Artificial Intelligence Lab Seminar

2012 Nov 23 at 11:30

DC 2306C (AI Lab)

Grid Search is a Bad Hyperparameter Optimization Algorithm

James Bergstra, Postdoctoral researcher, Centre for Theoretical Neuroscience, Univ. Waterloo

Grid search and manual search are the most widely used strategies for hyperparameter optimization. Manual search is well known to produce results that are difficult to reproduce. In this talk, I will argue that grid and manual search are inefficient and ineffective compared with alternatives based on Bayesian optimization and even random search. I draw empirical support from a large previous study that used grid search and manual search toconfigure neural networks and Deep Belief Networks. Analysis of the response surface function from hyperparameters to validation set performance reveals that for most data sets only a few of the hyperparameters really matter, but critically, different hyperparameters are important on different data sets. This property makes grid search a poor choice for configuring these algorithms for new data sets, and casts some light on why recent ``High Throughput'' methods based on random search achieve surprising success: they are not bogged down by irrelevant hyperparameters. In cases where brute force methods are not sufficiently efficient, Bayesian optimization offers a principled, practical, and effective framework for search. I will present recent and ongoing work on improved model selection of Deep Belief Networks andmulti-layer visual system models by Bayesian optimization.

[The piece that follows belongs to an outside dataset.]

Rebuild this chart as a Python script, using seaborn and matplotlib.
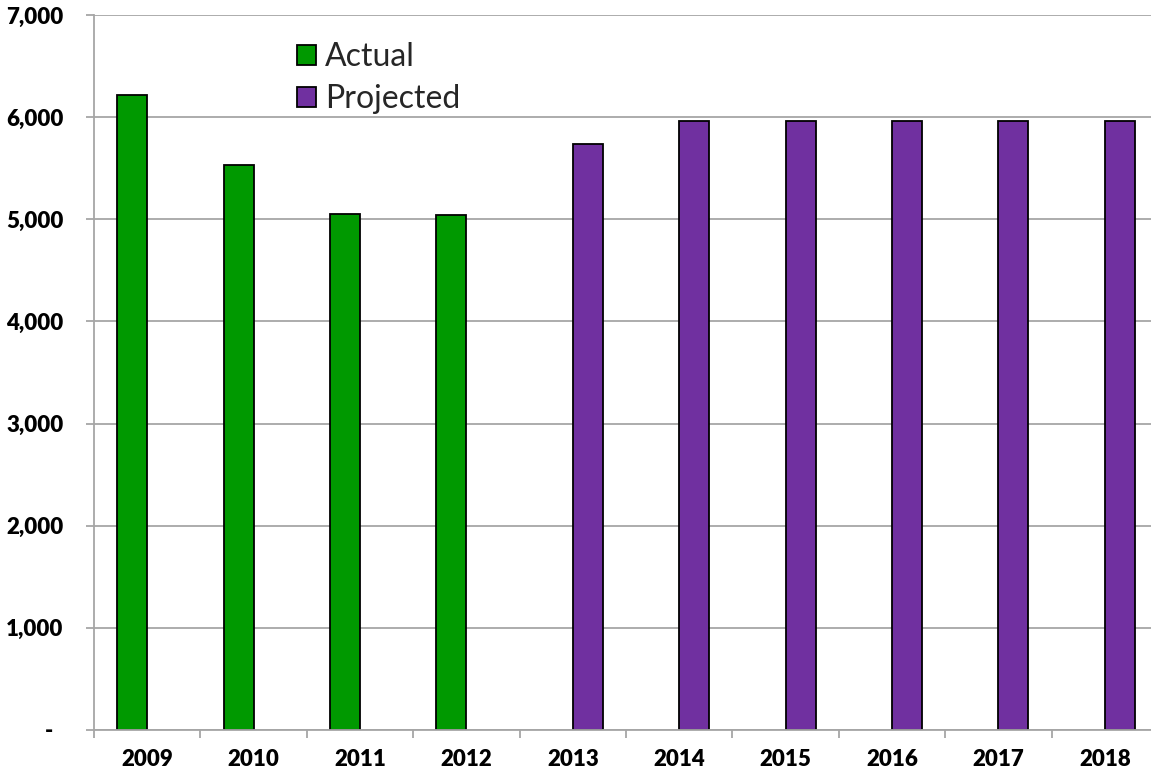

Bio: James Bergstra is a postdoctoral researcher at the University of Waterloo working in the Centre for Theoretical Neuroscience under Chris Eliasmith. His research has focused by turns on visual system models and learning algorithms, hyperparameter optimization, high performance computing, and music information retrieval. He moved to the University of Waterloo from Harvard University where he worked for a year in David Cox's Computer and Biological Vision lab. He completed doctoral studies at the University of Montreal in July 2011 under the direction of Professor Yoshua Bengio with a dissertation on how to incorporate complex cells into deep learning models. In the course of his graduate work he co-developed Theano, an open source optimizing compiler that can make use of Graphics Processing Units (GPUs) for high-performance computation. He completed a Masters in 2006 under the direction of Douglas Eck on algorithms for classifying recorded music by genre.